I agree they’re on to something important, it’s something we’ve been working hard on at my TLM since the COVID-1984 panic has actually driven quite a few new folks to us, and we’ve had a lot more socializing after Mass among those of us who aren’t new as well, which has been great.
My only concern is that we not let our own best of intentions go awry as well. I view it as a somewhat delicate balance, but perhaps I’m overestimating the danger of going too far?
We have found the group in our (diocesan) Tridentine Rite Mass to be no better (or worse) in welcoming visitors than the NO parish we attended for many years. When we are traveling around the country – a thing of the past right now – we seek out parishes with Tridentine Rite Masses and are, truly, visitors. None of these have been unfriendly or questioning in any way.
I am not saying the folks are gregarious or touchy-feely. They are like Catholics have always been – you are left alone unless you reach out. The few times I felt motivated to reach out, people were very friendly. My personal view is that this is the way it should be. After all, you are their for God, primarily.
I bounced around from one NO parish to another to another for years. What kept me bouncing was atmosphere, or perhaps its lack. They seemed so…Protestant that I barely recognized the Catholicism of my childhood. I felt empty there. It was like going to a Lions Club meeting at times, and religion seemed the least important thing.
A friend invited me to a TLM parish. I was awed by the reverence, the bells, the choir, the beauty, the holiness. After a few weeks I decided to join and prepared myself for an interview of some sort. When I called the parish secretary she asked me to fill out a simple form and drop it in the collection basket. I did, and a few days later received an email welcoming me to the parish. Soon after the pastor invited my wife and myself to dinner in the rectory with other parishioners, new and long-time. We never felt so welcomed, so embraced in any parish as we were (and continue to be) in this TLM parish.
That was 12 years ago. Our parish has grown by leaps and bounds. And nw we extend the same welcome and smiles and words to new faces as was done for us.
I love the TLM, it’s beauty, it’s God-centred trancendence and the reverence of the congregation. It saddens me greatly that where I live now (in southern Spain) I can only attend the TLM once a month, and it’s a long drive away. A visiting traditional priest travels down on the first Sunday of the month from Madrid to my nearest city to celebrate it. The little chapel is always packed out these days with mostly families and young people, a sign of the growing interest among Spanish Catholics for the traditional liturgy.
I know no one there, although some of the regulars nod and smile at me in recognition when we leave. I have never felt the slightest hostility, unfriendliness or suspicion; I’m sure no newcomers do. People at the TLM don’t chat in Church; they aren’t looking around to judge others, what they’re wearing, etc. They go to worship God in the most beautiful way this side of Heaven. That’s the way it should be and it suits me fine.

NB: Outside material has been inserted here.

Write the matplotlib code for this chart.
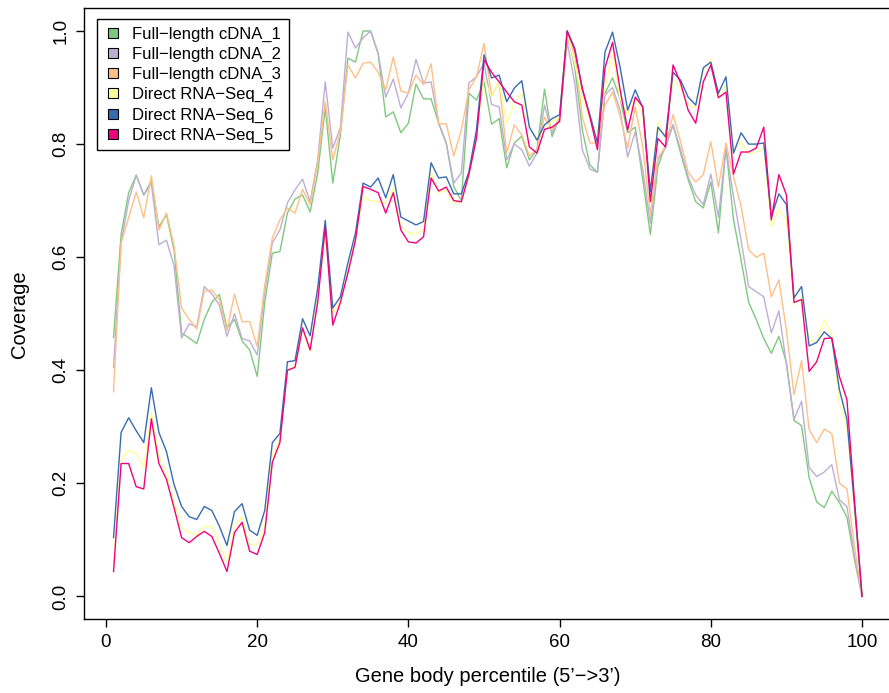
import numpy as np
import matplotlib
matplotlib.use("Agg")
import matplotlib.pyplot as plt
from matplotlib.lines import Line2D

plt.rcParams['font.family'] = ['Liberation Sans', 'DejaVu Sans']

percentile = np.arange(1, 101)

cdna_1 = [0.458, 0.64, 0.714, 0.745, 0.71, 0.735, 0.654, 0.675, 0.613, 0.466,
          0.457, 0.447, 0.49, 0.52, 0.534, 0.475, 0.49, 0.452, 0.436, 0.389,
          0.52, 0.607, 0.61, 0.678, 0.703, 0.71, 0.68, 0.749, 0.864, 0.731,
          0.816, 0.952, 0.945, 1.0, 1.0, 0.96, 0.848, 0.857, 0.82, 0.837,
          0.906, 0.88, 0.88, 0.837, 0.802, 0.725, 0.70, 0.89, 0.878, 0.91,
          0.835, 0.845, 0.758, 0.802, 0.814, 0.772, 0.79, 0.897, 0.813, 0.848,
          1.0, 0.936, 0.825, 0.763, 0.75, 0.89, 0.917, 0.88, 0.82, 0.83,
          0.737, 0.64, 0.76, 0.798, 0.834, 0.784, 0.737, 0.698, 0.687, 0.733,
          0.643, 0.795, 0.666, 0.595, 0.52, 0.49, 0.456, 0.43, 0.46, 0.413,
          0.311, 0.302, 0.21, 0.167, 0.157, 0.186, 0.166, 0.14, 0.065, 0.0]

cdna_2 = [0.405, 0.625, 0.70, 0.745, 0.71, 0.73, 0.622, 0.63, 0.585, 0.457,
          0.482, 0.477, 0.548, 0.535, 0.515, 0.46, 0.50, 0.456, 0.452, 0.427,
          0.54, 0.625, 0.648, 0.696, 0.719, 0.738, 0.698, 0.772, 0.91, 0.793,
          0.829, 0.998, 0.97, 0.988, 1.0, 0.96, 0.883, 0.915, 0.864, 0.89,
          0.95, 0.908, 0.91, 0.837, 0.802, 0.731, 0.749, 0.908, 0.919, 0.943,
          0.87, 0.866, 0.772, 0.80, 0.79, 0.761, 0.784, 0.869, 0.82, 0.848,
          0.98, 0.908, 0.79, 0.756, 0.75, 0.887, 0.90, 0.86, 0.777, 0.822,
          0.754, 0.66, 0.772, 0.793, 0.834, 0.79, 0.742, 0.71, 0.693, 0.747,
          0.671, 0.793, 0.707, 0.63, 0.548, 0.539, 0.53, 0.466, 0.505, 0.41,
          0.313, 0.345, 0.228, 0.212, 0.22, 0.233, 0.171, 0.159, 0.071, 0.0]

cdna_3 = [0.362, 0.625, 0.67, 0.715, 0.67, 0.744, 0.648, 0.678, 0.62, 0.51,
          0.49, 0.473, 0.54, 0.542, 0.525, 0.47, 0.535, 0.486, 0.486, 0.442,
          0.55, 0.634, 0.666, 0.687, 0.678, 0.72, 0.693, 0.767, 0.875, 0.772,
          0.822, 0.94, 0.917, 0.943, 0.945, 0.927, 0.896, 0.954, 0.894, 0.89,
          0.922, 0.905, 0.942, 0.836, 0.836, 0.779, 0.825, 0.896, 0.919, 0.978,
          0.885, 0.91, 0.784, 0.834, 0.816, 0.779, 0.79, 0.848, 0.825, 0.846,
          0.985, 0.96, 0.848, 0.802, 0.802, 0.869, 0.892, 0.85, 0.793, 0.866,
          0.795, 0.675, 0.776, 0.795, 0.852, 0.804, 0.75, 0.733, 0.746, 0.804,
          0.724, 0.802, 0.742, 0.69, 0.613, 0.60, 0.607, 0.53, 0.56, 0.47,
          0.357, 0.417, 0.295, 0.272, 0.296, 0.288, 0.20, 0.19, 0.088, 0.0]

rna_4 = [0.06, 0.242, 0.258, 0.253, 0.228, 0.325, 0.248, 0.217, 0.168, 0.122,
         0.113, 0.108, 0.124, 0.124, 0.092, 0.06, 0.124, 0.141, 0.092, 0.092,
         0.124, 0.25, 0.277, 0.40, 0.407, 0.472, 0.433, 0.53, 0.643, 0.50,
         0.525, 0.575, 0.635, 0.707, 0.70, 0.698, 0.696, 0.722, 0.654, 0.643,
         0.641, 0.65, 0.749, 0.714, 0.719, 0.696, 0.698, 0.742, 0.82, 0.917,
         0.883, 0.91, 0.837, 0.872, 0.89, 0.83, 0.81, 0.825, 0.84, 0.848,
         0.996, 0.943, 0.882, 0.843, 0.82, 0.90, 0.96, 0.88, 0.852, 0.883,
         0.848, 0.719, 0.84, 0.81, 0.915, 0.90, 0.869, 0.864, 0.931, 0.95,
         0.887, 0.905, 0.79, 0.804, 0.784, 0.786, 0.793, 0.654, 0.684, 0.666,
         0.516, 0.53, 0.454, 0.45, 0.489, 0.463, 0.343, 0.30, 0.15, 0.0]

rna_6 = [0.104, 0.29, 0.316, 0.293, 0.272, 0.369, 0.29, 0.256, 0.198, 0.159,
         0.141, 0.136, 0.159, 0.152, 0.124, 0.09, 0.15, 0.164, 0.117, 0.108,
         0.152, 0.272, 0.288, 0.415, 0.417, 0.491, 0.461, 0.545, 0.665, 0.51,
         0.53, 0.59, 0.643, 0.731, 0.724, 0.74, 0.705, 0.746, 0.671, 0.664,
         0.657, 0.663, 0.767, 0.74, 0.742, 0.712, 0.712, 0.751, 0.825, 0.958,
         0.917, 0.922, 0.875, 0.899, 0.912, 0.83, 0.807, 0.834, 0.845, 0.852,
         1.0, 0.97, 0.896, 0.852, 0.802, 0.963, 0.998, 0.936, 0.86, 0.896,
         0.864, 0.716, 0.83, 0.813, 0.927, 0.913, 0.883, 0.869, 0.935, 0.945,
         0.89, 0.919, 0.784, 0.82, 0.80, 0.80, 0.802, 0.671, 0.712, 0.693,
         0.528, 0.548, 0.443, 0.449, 0.468, 0.456, 0.366, 0.313, 0.16, 0.0]

rna_5 = [0.044, 0.235, 0.235, 0.194, 0.19, 0.314, 0.235, 0.207, 0.157, 0.104,
         0.095, 0.106, 0.115, 0.106, 0.076, 0.044, 0.113, 0.131, 0.08, 0.074,
         0.113, 0.237, 0.272, 0.40, 0.405, 0.475, 0.436, 0.52, 0.654, 0.48,
         0.52, 0.572, 0.63, 0.725, 0.72, 0.714, 0.678, 0.714, 0.648, 0.627,
         0.625, 0.636, 0.74, 0.717, 0.724, 0.70, 0.698, 0.746, 0.81, 0.949,
         0.927, 0.91, 0.892, 0.875, 0.869, 0.795, 0.784, 0.826, 0.83, 0.84,
         1.0, 0.966, 0.899, 0.848, 0.79, 0.935, 0.98, 0.896, 0.825, 0.883,
         0.866, 0.698, 0.81, 0.795, 0.94, 0.908, 0.86, 0.837, 0.91, 0.94,
         0.882, 0.892, 0.747, 0.786, 0.786, 0.793, 0.83, 0.666, 0.746, 0.71,
         0.52, 0.525, 0.398, 0.415, 0.456, 0.457, 0.389, 0.348, 0.17, 0.0]

labels = ["Full\u2212length cDNA_1", "Full\u2212length cDNA_2", "Full\u2212length cDNA_3",
          "Direct RNA\u2212Seq_4", "Direct RNA\u2212Seq_6", "Direct RNA\u2212Seq_5"]
series = [cdna_1, cdna_2, cdna_3, rna_4, rna_6, rna_5]
# RColorBrewer "Accent"
colors = ["#7FC97F", "#BEAED4", "#FDC086", "#FFFF99", "#386CB0", "#F0027F"]

W, H = 889, 693
fig = plt.figure(figsize=(W / 100, H / 100), dpi=100)
left, right, top, bottom = 83.6, 892.0, 8.4, 619.0
ax = fig.add_axes([left / W, (H - bottom) / H, (right - left) / W, (bottom - top) / H])

for vals, col in zip(series, colors):
    ax.plot(percentile, vals, color=col, lw=1.0)

ax.set_xlim(-2.96, 103.96)
ax.set_ylim(-0.04, 1.04)
ax.set_xticks(np.arange(0, 101, 20))
ax.set_yticks(np.arange(0, 1.01, 0.2))
ax.set_yticklabels(["%.1f" % v for v in np.arange(0, 1.01, 0.2)], rotation=90, va='center')
ax.tick_params(direction='out', length=6, width=1, labelsize=13.5)
ax.tick_params(axis='x', pad=5)
ax.tick_params(axis='y', pad=4)
for s in ax.spines.values():
    s.set_linewidth(1.0)

ax.set_xlabel("Gene body percentile (5\u2019\u2212>3\u2019)", fontsize=14.5, labelpad=11)
ax.set_ylabel("Coverage", fontsize=14.5, labelpad=17)

handles = [Line2D([], [], ls='none', marker='s', markersize=7, markerfacecolor=c,
                  markeredgecolor='black', markeredgewidth=0.8) for c in colors]
leg = ax.legend(handles, labels, loc='upper left', bbox_to_anchor=(0.0166, 0.982),
                borderaxespad=0, fontsize=12, frameon=True, fancybox=False,
                edgecolor='black', framealpha=1, handlelength=1.0, handletextpad=0.65,
                labelspacing=0.3, borderpad=0.45)
leg.get_frame().set_linewidth(1.0)

fig.savefig("out.png", dpi=100)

I love the dear well-meaning people in my own NO parish, but sometimes I despair at their behaviour. The happy-clappy, community-gathering aspect at Mass is what appears to be most important for many of them. The loud chatter and laughter before, occadionally during, and especially as soon as the priest walks off the altar is shocking. Impossible for anyone wanting to extend their thanksgiving prayers a little longer.
Lots of love of neighbour for sure, but did not Our Blessed Lord say that love for God comes first?

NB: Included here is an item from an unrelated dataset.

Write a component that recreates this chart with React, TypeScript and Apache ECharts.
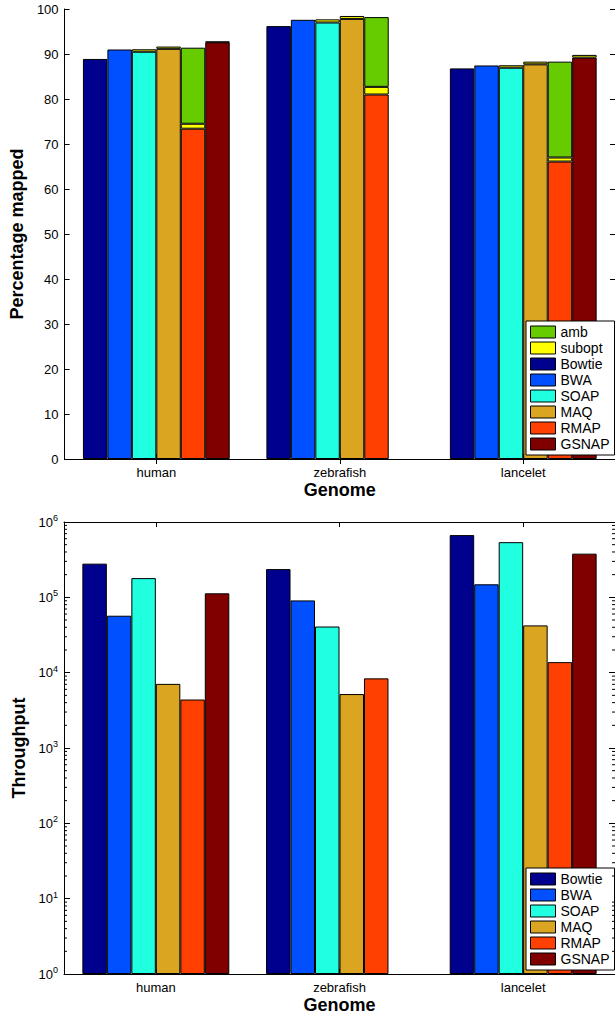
import React, { useEffect, useRef } from 'react';
import * as echarts from 'echarts';

const genomes = ['human', 'zebrafish', 'lancelet'];
const methods = ['Bowtie', 'BWA', 'SOAP', 'MAQ', 'RMAP', 'GSNAP'];
const methodColors = ['#00008F', '#0050FF', '#20FFE0', '#DAA520', '#FF4000', '#800000'];
const ambColor = '#66CC00';
const suboptColor = '#FFFF00';

// Percentage mapped (unique), per genome: human, zebrafish, lancelet
const mappedBowtie = [88.9, 96.2, 86.8];
const mappedBWA = [91.0, 97.6, 87.45];
const mappedSOAP = [90.5, 97.0, 86.95];
const mappedMAQ = [91.15, 97.8, 87.7];
const mappedRMAP = [73.4, 81.0, 66.1];
const mappedGSNAP = [92.6, null, 89.2];

// sub-optimal hits on top
const suboptSOAP = [0.55, 0.7, 0.55];
const suboptMAQ = [0.5, 0.65, 0.6];
const suboptRMAP = [1.1, 1.7, 0.9];
const suboptGSNAP = [0.15, null, 0.6];

// ambiguous hits on top
const ambRMAP = [16.9, 15.5, 21.3];

// Throughput (reads / hour), log scale
const tputBowtie = [280000, 237000, 670000];
const tputBWA = [57000, 91000, 149000];
const tputSOAP = [180000, 41000, 540000];
const tputMAQ = [7100, 5200, 42400];
const tputRMAP = [4400, 8400, 13800];
const tputGSNAP = [113000, null, 380000];

const percentTicks = { min: 0, max: 100, interval: 10 };
const logDecades = [1, 10, 100, 1000, 10000, 100000];
const minorMultipliers = [2, 3, 4, 5, 6, 7, 8, 9];

const FONT = '"Liberation Sans", Arial, Helvetica, sans-serif';

export default function App() {
  const ref = useRef<HTMLDivElement>(null);

  useEffect(() => {
    if (!ref.current) return;
    const chart = echarts.init(ref.current, null, { renderer: 'svg' });

    const mapped = [mappedBowtie, mappedBWA, mappedSOAP, mappedMAQ, mappedRMAP, mappedGSNAP];
    const tput = [tputBowtie, tputBWA, tputSOAP, tputMAQ, tputRMAP, tputGSNAP];
    const subopts: Record<string, (number | null)[]> = {
      SOAP: suboptSOAP,
      MAQ: suboptMAQ,
      RMAP: suboptRMAP,
      GSNAP: suboptGSNAP,
    };
    const ambs: Record<string, (number | null)[]> = { RMAP: ambRMAP };

    const border = { borderColor: '#000', borderWidth: 1 };
    const barCommon = { barGap: '0%', barCategoryGap: '20%' };

    const series: any[] = [];
    methods.forEach((m, i) => {
      series.push({
        type: 'bar', name: m, stack: m, xAxisIndex: 0, yAxisIndex: 0,
        data: mapped[i], itemStyle: { color: methodColors[i], ...border }, ...barCommon,
      });
    });
    methods.forEach((m) => {
      if (subopts[m]) {
        series.push({
          type: 'bar', name: 'subopt', stack: m, xAxisIndex: 0, yAxisIndex: 0,
          data: subopts[m], itemStyle: { color: suboptColor, ...border }, ...barCommon,
        });
      }
      if (ambs[m]) {
        series.push({
          type: 'bar', name: 'amb', stack: m, xAxisIndex: 0, yAxisIndex: 0,
          data: ambs[m], itemStyle: { color: ambColor, ...border }, ...barCommon,
        });
      }
    });
    methods.forEach((m, i) => {
      series.push({
        type: 'bar', name: m, xAxisIndex: 2, yAxisIndex: 2,
        data: tput[i], itemStyle: { color: methodColors[i], ...border }, ...barCommon,
      });
    });

    const minorTicks: number[][] = [];
    logDecades.forEach((d) => minorMultipliers.forEach((k) => minorTicks.push([0, k * d])));
    series.push({
      type: 'custom', xAxisIndex: 2, yAxisIndex: 2, silent: true, z: 10,
      data: minorTicks, encode: { x: 0, y: 1 },
      renderItem: (params: any, api: any) => {
        const cs = params.coordSys;
        const y = api.coord([0, api.value(1)])[1];
        return {
          type: 'group',
          children: [
            { type: 'line', shape: { x1: cs.x, y1: y, x2: cs.x + 3, y2: y }, style: { stroke: '#000', lineWidth: 1 } },
            { type: 'line', shape: { x1: cs.x + cs.width - 3, y1: y, x2: cs.x + cs.width, y2: y }, style: { stroke: '#000', lineWidth: 1 } },
          ],
        };
      },
    });

    const axisLine = { show: true, lineStyle: { color: '#000', width: 1 } };
    const labelStyle = { color: '#000', fontSize: 13, fontFamily: FONT };
    const legendText = { color: '#000', fontSize: 14, fontFamily: FONT };
    const nameStyle = { color: '#000', fontSize: 18, fontWeight: 'bold', fontFamily: FONT };

    const catAxis = (gridIndex: number, position: string, showLabel: boolean, withName: boolean) => ({
      type: 'category', gridIndex, position, data: genomes,
      axisLine, axisTick: { show: true, inside: true, alignWithLabel: true, length: 5, lineStyle: { color: '#000' } },
      axisLabel: { show: showLabel, margin: 7, ...labelStyle },
      splitLine: { show: false },
      name: withName ? 'Genome' : '', nameLocation: 'middle', nameGap: 22, nameTextStyle: nameStyle,
    });

    const supFormatter = (v: number) => '{b|10}{s|' + Math.round(Math.log10(v)) + '}';
    const logLabel = {
      ...labelStyle, formatter: supFormatter, margin: 6,
      rich: {
        b: { fontSize: 13, fontFamily: FONT, color: '#000' },
        s: { fontSize: 9, fontFamily: FONT, color: '#000', padding: [0, 0, 8, 0] },
      },
    };

    const legendCommon = {
      orient: 'vertical', left: 526,
      itemWidth: 25, itemHeight: 12, itemGap: 2,
      padding: [4, 5, 4, 4],
      backgroundColor: '#fff', borderColor: '#000', borderWidth: 1,
      icon: 'rect', itemStyle: { borderColor: '#000', borderWidth: 1 },
      textStyle: legendText, selectedMode: false,
    };

    const option: any = {
      animation: false,
      textStyle: { fontFamily: FONT },
      grid: [
        { left: 64, right: -4, top: 9, height: 450, containLabel: false },
        { left: 64, right: -4, top: 522, height: 452, containLabel: false },
      ],
      xAxis: [
        catAxis(0, 'bottom', true, true),
        catAxis(0, 'top', false, false),
        catAxis(1, 'bottom', true, true),
        catAxis(1, 'top', false, false),
      ],
      yAxis: [
        {
          type: 'value', gridIndex: 0, position: 'left', ...percentTicks,
          axisLine, axisTick: { show: true, inside: true, length: 5, lineStyle: { color: '#000' } },
          axisLabel: { margin: 6, ...labelStyle }, splitLine: { show: false },
          name: 'Percentage mapped', nameLocation: 'middle', nameGap: 34, nameTextStyle: nameStyle,
        },
        {
          type: 'value', gridIndex: 0, position: 'right', ...percentTicks,
          axisLine, axisTick: { show: true, inside: true, length: 5, lineStyle: { color: '#000' } },
          axisLabel: { show: false }, splitLine: { show: false },
        },
        {
          type: 'log', gridIndex: 1, position: 'left', min: 1, max: 1000000, logBase: 10, splitNumber: 6,
          axisLine, axisTick: { show: true, inside: true, length: 6, lineStyle: { color: '#000' } },
          axisLabel: logLabel, splitLine: { show: false },
          name: 'Throughput', nameLocation: 'middle', nameGap: 34, nameTextStyle: nameStyle,
        },
        {
          type: 'log', gridIndex: 1, position: 'right', min: 1, max: 1000000, logBase: 10, splitNumber: 6,
          axisLine, axisTick: { show: true, inside: true, length: 6, lineStyle: { color: '#000' } },
          axisLabel: { show: false }, splitLine: { show: false },
        },
      ],
      legend: [
        { ...legendCommon, bottom: 564, data: ['amb', 'subopt', ...methods] },
        { ...legendCommon, bottom: 49, data: methods },
      ],
      series,
    };

    chart.setOption(option);
    return () => chart.dispose();
  }, []);

  return (
    <div style={{ position: 'absolute', left: 0, top: 0, width: 615, height: 1019, overflow: 'hidden', background: '#fff' }}>
      <div ref={ref} style={{ width: 615, height: 1019 }} />
    </div>
  );
}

I was treated better and welcomed more at the TLM parish in comparison to the various Novus Ordo parishes that I have attended. The folks at the TLM church noticed I was new, made it a point to talk to me, and help me in following the liturgy. As for the many Novus Ordo parishes that I have attended, I have been treated as if I were invisible – just a faceless body amongst a crowd that is always in a hurry to leave.